Similar patterns hold elsewhere. NASA faces a 1.6 percent cut rather than the 24 percent the administration sought. The NSF budget dropped 3.4 percent instead of 57 percent.
The Trump administration proposed slashing NIH by about 40 percent. It attempted to cap indirect-cost recovery, the portion of federal grants that reimburses universities for expenses such as facilities, compliance, security, and equipment, at 15 percent, threatening billions in research infrastructure. It stalled grants, cleared out agency leadership, imposed political approval requirements on funding decisions, such as requiring senior political appointees to sign off on grants before they could be awarded and terminating programs addressing racial health gaps, and implemented targeted funding freezes at particular universities.
Research published last fall in Science analyzed a comprehensive database of federal science appropriations from 1980 to 2020, including 171 budget accounts across 27 agencies such as NIH, NASA, NSF, CDC, and Pentagon R&D programs.
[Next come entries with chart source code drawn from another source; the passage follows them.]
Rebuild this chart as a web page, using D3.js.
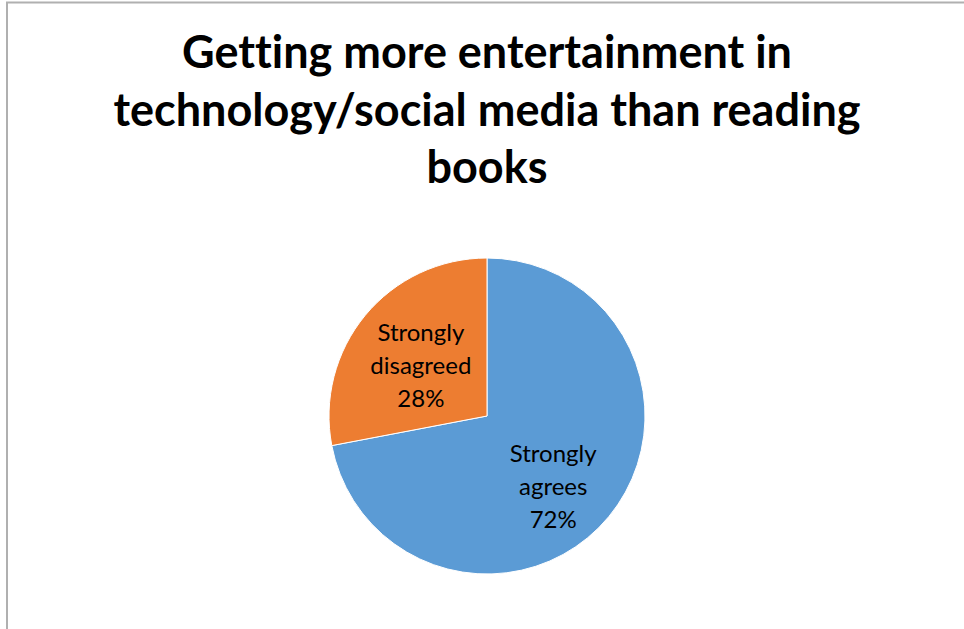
<!DOCTYPE html>
<html>
<head>
<meta charset="utf-8">
<script src="https://cdn.jsdelivr.net/npm/d3@7"></script>
<style>
  body { margin: 0; background: #fff; }
  text { font-variant-ligatures: none; font-feature-settings: "liga" 0; }
</style>
</head>
<body>
<div id="container"></div>
<script>
// Data
const categories = ["Strongly agrees", "Strongly disagreed"];
const values = [72, 28];
const colors = ["#5B9BD5", "#ED7D31"];
const titleLines = [
  "Getting more entertainment in",
  "technology/social media than reading",
  "books"
];

const w = 964;
const h = 629;
const cx = 487;
const cy = 416;
const r = 158;
// nudges so the labels sit where Excel put them
const labelNudge = [[-2, 15], [2, 6]];

let svg = d3
  .select("#container")
  .append("svg")
  .attr("width", w)
  .attr("height", h);

// chart border (only top and left show)
svg
  .append("rect")
  .attr("x", 7)
  .attr("y", 2.5)
  .attr("width", w + 20)
  .attr("height", h + 20)
  .attr("fill", "none")
  .attr("stroke", "#b0b0b0")
  .attr("stroke-width", 2);

// Title
let title = svg
  .append("g")
  .attr("font-family", "Lato, 'Open Sans', sans-serif")
  .attr("font-weight", "bold")
  .attr("font-size", 40)
  .attr("text-anchor", "middle");

title
  .selectAll("text")
  .data(titleLines)
  .enter()
  .append("text")
  .attr("x", 487)
  .attr("y", (d, i) => 68 + i * 57.5)
  .text((d) => d);

// shrink title so the first line is about as wide as in the picture
let firstLen = title.select("text").node().getComputedTextLength();
title.attr("font-size", 40 * 610 / firstLen);

//Pie
const pie = d3
  .pie()
  .sort(null)
  .startAngle(0)
  .endAngle(2 * Math.PI)
  .value((d) => d);

const arcs = pie(values);
const arc = d3.arc().innerRadius(0).outerRadius(r);
const labelArc = d3.arc().innerRadius(r * 0.56).outerRadius(r * 0.56);

let g = svg.append("g").attr("transform", "translate(" + cx + "," + cy + ")");

g.selectAll("path")
  .data(arcs)
  .enter()
  .append("path")
  .attr("d", arc)
  .attr("fill", (d, i) => colors[i])
  .attr("stroke", "#fff")
  .attr("stroke-width", 1);

// Labels
let labels = g
  .selectAll(".label")
  .data(arcs)
  .enter()
  .append("text")
  .attr("class", "label")
  .attr("font-family", "Lato, 'Open Sans', sans-serif")
  .attr("font-size", 24)
  .attr("fill", "#000")
  .attr("text-anchor", "middle")
  .attr("transform", (d, i) => {
    let c = labelArc.centroid(d);
    return "translate(" + (c[0] + labelNudge[i][0]) + "," + (c[1] + labelNudge[i][1]) + ")";
  });

labels.each(function (d, i) {
  let words = categories[i].split(" ");
  let lines = [words[0], words[1], values[i] + "%"];
  d3.select(this)
    .selectAll("tspan")
    .data(lines)
    .enter()
    .append("tspan")
    .attr("x", 0)
    .attr("y", (t, j) => (j - 1) * 33 + 8)
    .text((t) => t);
});
</script>
</body>
</html>
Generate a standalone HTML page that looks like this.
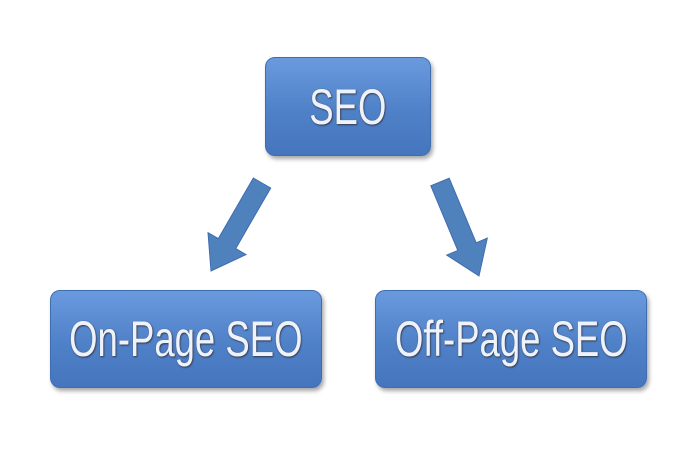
<!DOCTYPE html>
<html><head><style>
body{margin:0;width:700px;height:450px;background:#fff;position:relative;overflow:hidden;font-family:"Liberation Sans",sans-serif}
.b{position:absolute;border-radius:10px;background:linear-gradient(#6a9ade,#4f81c8 55%,#4575bd);box-shadow:2px 3px 4px rgba(0,0,0,.35);border:1px solid #3f6db0;box-sizing:border-box;display:flex;align-items:center;justify-content:center}
.t{color:#eef3fb;font-size:50px;transform:scaleX(.73);white-space:nowrap;text-shadow:0 0 1px #556,1px 1px 2px #334;letter-spacing:0}
</style></head><body>
<div class="b" style="left:265px;top:57px;width:166px;height:99px"><span class="t">SEO</span></div>
<div class="b" style="left:50px;top:290px;width:272px;height:98px"><span class="t">On-Page SEO</span></div>
<div class="b" style="left:375px;top:290px;width:272px;height:98px"><span class="t">Off-Page SEO</span></div>
<svg width="700" height="450" style="position:absolute;left:0;top:0">
<polygon fill="#4f81bd" stroke="#3f6db0" points="270.7,188 253.3,178 218.3,238.6 208,232.6 211,271 246,254.6 235.7,248.6"/>
<polygon fill="#4f81bd" stroke="#3f6db0" points="449.2,178.2 430.8,185.8 457.8,250.4 446.7,255.1 479,276 487.3,238.1 476.2,242.8"/>
</svg>
</body></html>
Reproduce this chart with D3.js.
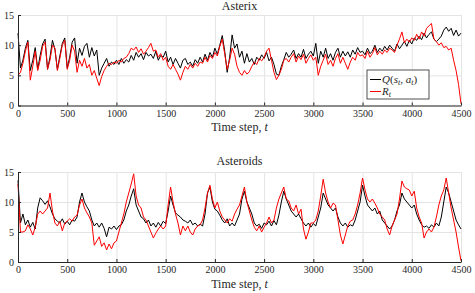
<!DOCTYPE html>
<html lang="en">
<head>
<meta charset="UTF-8">
<title>Asterix / Asteroids</title>
<style>
    body { margin: 0; background: #fff; }
    svg text { font-family: "Liberation Serif", "Times New Roman", serif !important; fill: #262626; }
    .grid line { stroke: #e4e4e4; stroke-width: 1px; }
    .grid path { display: none; }
    .axis path, .axis line { stroke: #262626; }
    .series { fill: none; stroke-width: 1px; stroke-linejoin: round; }
</style>
</head>
<body>
<div id="chart"></div>
<script src="https://cdn.jsdelivr.net/npm/d3@7/dist/d3.min.js"></script>
<script>
    var width = 475, height = 293;
    var step = 25;   // one value every 25 time steps, 0..4500
    var serif = '"Liberation Serif", "Times New Roman", serif';

    var xTicks = [0, 500, 1000, 1500, 2000, 2500, 3000, 3500, 4000, 4500];
    var yTicks = [0, 5, 10, 15];

    // Asterix
    var asterixQ = [12.0,6.2,7.5,9.5,10.8,5.8,7.5,9.6,6.0,8.3,10.2,11.0,6.0,8.0,10.8,9.3,6.0,8.2,10.3,11.2,
        6.2,8.0,10.5,11.2,7.0,9.5,8.3,9.8,10.3,8.0,9.6,8.2,9.2,5.0,6.2,7.0,7.8,6.5,7.2,6.8,
        7.5,6.8,7.8,7.0,7.6,7.2,8.3,7.5,8.8,8.0,8.6,7.6,8.8,8.2,8.5,7.8,9.0,7.5,8.3,8.0,
        9.0,7.2,8.0,6.8,7.8,7.0,6.2,7.5,7.8,6.8,7.2,6.5,7.6,7.0,8.0,7.2,8.5,7.5,8.8,8.0,
        9.5,8.5,10.0,11.6,9.0,5.5,8.0,11.7,9.5,10.2,8.0,9.0,7.0,8.6,7.2,7.8,6.8,8.0,7.5,8.4,
        7.8,8.8,7.4,8.0,6.8,5.2,5.0,6.5,7.6,8.8,8.0,8.5,9.2,7.8,8.6,8.0,9.3,7.8,8.5,9.0,
        8.2,10.3,7.0,9.0,8.0,9.5,7.8,8.6,7.5,8.8,9.5,8.0,9.0,8.2,8.9,8.0,9.2,8.5,9.6,8.8,
        9.0,8.4,9.5,8.6,9.0,10.0,8.8,9.5,9.0,9.8,9.2,10.0,9.5,9.0,10.2,9.4,10.0,10.6,9.8,10.8,
        10.2,11.2,10.8,11.5,10.9,12.0,11.2,11.8,12.2,11.0,10.6,11.0,11.5,12.5,13.0,12.3,12.8,11.6,12.5,11.5,
        12.0];
    var asterixR = [5.0,5.5,7.0,9.0,10.5,4.2,6.5,9.0,5.8,7.5,9.8,10.5,6.0,7.5,10.0,9.5,5.8,7.8,10.0,10.8,
        6.0,7.5,10.0,9.0,5.5,7.5,6.5,7.8,6.2,6.8,5.0,5.8,4.5,3.3,4.8,5.8,6.5,7.0,6.8,7.2,
        7.0,7.5,7.2,7.8,8.0,8.6,9.5,9.2,9.7,8.8,9.4,8.5,9.0,9.6,10.3,9.0,9.2,8.0,8.6,7.5,
        8.0,6.5,6.0,6.8,6.0,5.2,4.2,5.5,6.5,6.0,6.8,6.2,7.0,6.5,7.2,7.0,8.0,7.2,8.3,7.8,
        8.8,8.2,9.8,11.0,8.5,6.0,7.5,9.5,8.5,6.5,5.5,5.0,5.8,5.2,5.6,6.5,7.2,6.8,7.8,7.4,
        8.0,9.0,9.5,7.5,5.5,4.3,5.0,6.0,7.5,7.8,7.2,8.0,8.6,7.2,8.2,7.6,8.5,7.0,7.8,8.4,
        7.5,8.0,5.0,6.5,7.5,8.5,6.8,7.5,6.5,7.8,8.6,7.0,8.0,7.0,6.0,7.2,8.0,7.5,8.8,8.2,
        8.4,7.8,9.0,8.0,8.6,9.6,8.4,9.0,8.5,9.2,8.8,9.5,9.2,8.8,10.0,11.0,12.2,10.4,11.0,10.5,
        11.2,10.8,11.8,11.0,12.2,11.5,12.8,13.2,13.6,11.0,10.6,10.0,10.4,9.6,9.8,9.2,9.5,7.5,5.8,3.5,
        0.3];

    // Asteroids
    var asteroidsQ = [13.6,6.5,8.0,6.2,7.0,5.8,6.6,5.5,9.0,10.7,10.2,9.6,10.2,9.2,8.0,7.2,6.8,6.5,7.2,6.3,
        6.8,6.2,7.0,6.8,7.5,10.0,11.5,10.0,9.2,8.5,7.0,6.0,6.5,5.8,6.5,5.6,4.2,5.8,5.5,6.0,
        5.4,6.0,6.2,7.0,8.5,9.5,11.0,12.2,9.5,8.5,7.5,7.2,6.5,7.0,6.0,6.5,5.8,6.6,6.0,6.8,
        6.4,8.5,11.0,9.5,8.2,7.8,7.5,7.0,6.8,6.5,7.0,6.2,6.5,6.0,6.3,6.0,8.0,11.5,12.5,10.0,
        8.8,8.5,7.8,7.0,6.5,7.2,6.0,6.5,6.0,7.0,8.0,10.5,11.8,10.0,9.0,8.0,6.5,6.0,6.3,5.6,
        6.5,6.2,6.8,6.0,6.9,6.2,7.8,10.0,11.8,10.5,9.5,8.5,8.0,7.5,8.0,7.2,6.5,6.0,6.5,5.8,
        6.4,6.0,7.5,9.0,11.5,10.5,9.5,9.0,8.5,9.0,7.5,6.5,6.0,6.5,5.8,6.2,6.0,7.0,8.5,10.0,
        12.8,11.0,9.5,9.0,8.5,9.0,8.0,8.5,7.0,6.5,6.0,5.5,6.0,7.0,8.5,9.5,11.5,10.5,10.0,9.5,
        9.0,9.5,8.0,7.0,6.2,5.8,6.0,5.6,6.2,5.8,6.5,6.0,7.5,10.0,12.5,11.5,10.0,8.5,7.0,6.2,
        5.5];
    var asteroidsR = [13.0,5.0,5.0,5.2,6.2,5.5,4.5,5.8,8.0,8.5,8.0,8.5,9.0,11.5,8.5,6.5,6.0,6.8,5.2,6.5,
        6.8,7.2,6.8,7.5,7.8,9.5,10.5,9.0,8.2,7.5,6.5,2.8,3.5,4.2,2.6,3.2,2.0,3.0,2.2,3.2,
        3.5,5.0,6.5,8.0,10.0,11.5,13.0,14.7,11.0,9.5,9.0,7.5,7.0,6.0,5.0,4.0,4.8,5.5,6.0,5.5,
        6.0,9.5,12.5,10.0,8.0,6.5,4.5,6.0,5.2,6.0,5.0,4.5,5.5,6.0,6.2,7.0,9.0,11.5,12.8,10.5,
        9.0,10.0,8.5,7.5,7.0,6.5,7.2,6.8,8.0,8.8,9.5,11.0,12.5,10.0,8.5,7.0,5.8,5.2,6.0,5.0,
        5.8,6.5,7.5,6.5,7.0,9.0,10.5,11.5,12.5,10.5,10.2,9.0,8.5,9.5,8.0,8.8,5.5,3.8,5.0,6.5,
        6.5,7.0,8.5,11.0,13.8,11.5,10.0,9.0,9.8,9.5,7.0,4.5,3.0,4.5,6.0,6.8,7.0,8.0,9.5,11.5,
        14.0,12.0,10.5,10.0,10.5,9.8,9.0,8.0,7.5,7.0,5.5,4.5,6.0,7.0,8.0,10.5,13.5,12.5,12.2,12.0,
        11.0,11.8,9.0,7.5,6.5,4.0,5.0,5.5,5.0,5.8,7.5,9.5,11.0,12.0,14.0,11.5,9.0,7.0,5.0,2.5,
        0.2];

    var panels = [
        {title: "Asterix", q: asterixQ, r: asterixR, top: 15, bottom: 105.5, titleY: 9.5, legend: true},
        {title: "Asteroids", q: asteroidsQ, r: asteroidsR, top: 172, bottom: 262, titleY: 165, legend: false}
    ];

    var left = 18, right = 461;

    var svg = d3.select("#chart").append("svg")
        .attr("width", width)
        .attr("height", height)
        .style("font-family", serif);

    var x = d3.scaleLinear().domain([0, 4500]).range([left, right]);

    panels.forEach(function (p) {
        var y = d3.scaleLinear().domain([0, 15]).range([p.bottom, p.top]);
        var g = svg.append("g");

        // grid
        g.append("g")
            .attr("class", "grid")
            .attr("transform", "translate(0," + p.bottom + ")")
            .call(d3.axisBottom(x).tickValues(xTicks).tickSize(-(p.bottom - p.top)).tickFormat(""));
        g.append("g")
            .attr("class", "grid")
            .attr("transform", "translate(" + left + ",0)")
            .call(d3.axisLeft(y).tickValues(yTicks).tickSize(-(right - left)).tickFormat(""));

        // lines
        var line = d3.line()
            .x(function (d, i) { return x(i * step); })
            .y(function (d) { return y(d); });

        g.append("path").datum(p.q)
            .attr("class", "series")
            .attr("stroke", "#000")
            .attr("d", line);
        g.append("path").datum(p.r)
            .attr("class", "series")
            .attr("stroke", "#ff0000")
            .attr("d", line);

        // axes
        var xa = g.append("g")
            .attr("class", "axis")
            .attr("transform", "translate(0," + p.bottom + ")")
            .call(d3.axisBottom(x).tickValues(xTicks).tickFormat(d3.format("d"))
                .tickSizeInner(-3).tickSizeOuter(0).tickPadding(4));
        xa.attr("font-family", serif).selectAll("text").style("font-size", "10px");

        var ya = g.append("g")
            .attr("class", "axis")
            .attr("transform", "translate(" + left + ",0)")
            .call(d3.axisLeft(y).tickValues(yTicks).tickFormat(d3.format("d"))
                .tickSizeInner(-3).tickSizeOuter(0).tickPadding(4));
        ya.attr("font-family", serif).selectAll("text").style("font-size", "10px");

        // title
        g.append("text")
            .attr("x", (left + right) / 2)
            .attr("y", p.titleY)
            .attr("text-anchor", "middle")
            .style("font-size", "12px")
            .text(p.title);

        // x label
        var xl = g.append("text")
            .attr("x", (left + right) / 2)
            .attr("y", p.bottom + 25.5)
            .attr("text-anchor", "middle")
            .style("font-size", "12px");
        xl.append("tspan").text("Time step, ");
        xl.append("tspan").style("font-style", "italic").text("t");

        if (p.legend) {
            var lg = g.append("g").attr("transform", "translate(367,70)");
            lg.append("rect")
                .attr("width", 62).attr("height", 29)
                .attr("fill", "#fff")
                .attr("stroke", "#262626")
                .attr("stroke-width", 0.8);
            lg.append("line").attr("x1", 3).attr("x2", 14).attr("y1", 9.5).attr("y2", 9.5)
                .attr("stroke", "#000");
            lg.append("line").attr("x1", 3).attr("x2", 14).attr("y1", 21.5).attr("y2", 21.5)
                .attr("stroke", "#ff0000");

            var t1 = lg.append("text").attr("x", 15).attr("y", 13).style("font-size", "11px");
            t1.append("tspan").style("font-style", "italic").text("Q");
            t1.append("tspan").text("(");
            t1.append("tspan").style("font-style", "italic").text("s");
            t1.append("tspan").style("font-style", "italic").style("font-size", "8px").attr("dy", 2).text("t");
            t1.append("tspan").attr("dy", -2).text(", ");
            t1.append("tspan").style("font-style", "italic").text("a");
            t1.append("tspan").style("font-style", "italic").style("font-size", "8px").attr("dy", 2).text("t");
            t1.append("tspan").attr("dy", -2).text(")");

            var t2 = lg.append("text").attr("x", 15).attr("y", 25).style("font-size", "11px");
            t2.append("tspan").style("font-style", "italic").text("R");
            t2.append("tspan").style("font-style", "italic").style("font-size", "8px").attr("dy", 2).text("t");
        }
    });
</script>
</body>
</html>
When Republicans controlled the House or the presidency, science funding was substantially higher, on average about $150 million more per budget account under a Republican House than a Democratic one, and $100 million more under a Republican president than a Democratic one. The analysis found significantly higher appropriations for NIH under Republican control, higher funding for CDC under Republican presidents, and marginally higher support for NASA and NSF.
The budget accounts in that database track recurring operating expenses allocated across all parts of the federal government for science and research, including science done through grant-making and contracting with corporations. They do not follow outgoing grants to researchers directly, so the numbers do not capture the kinds of funding freezes the administration imposed on universities including Harvard, Columbia, and Penn.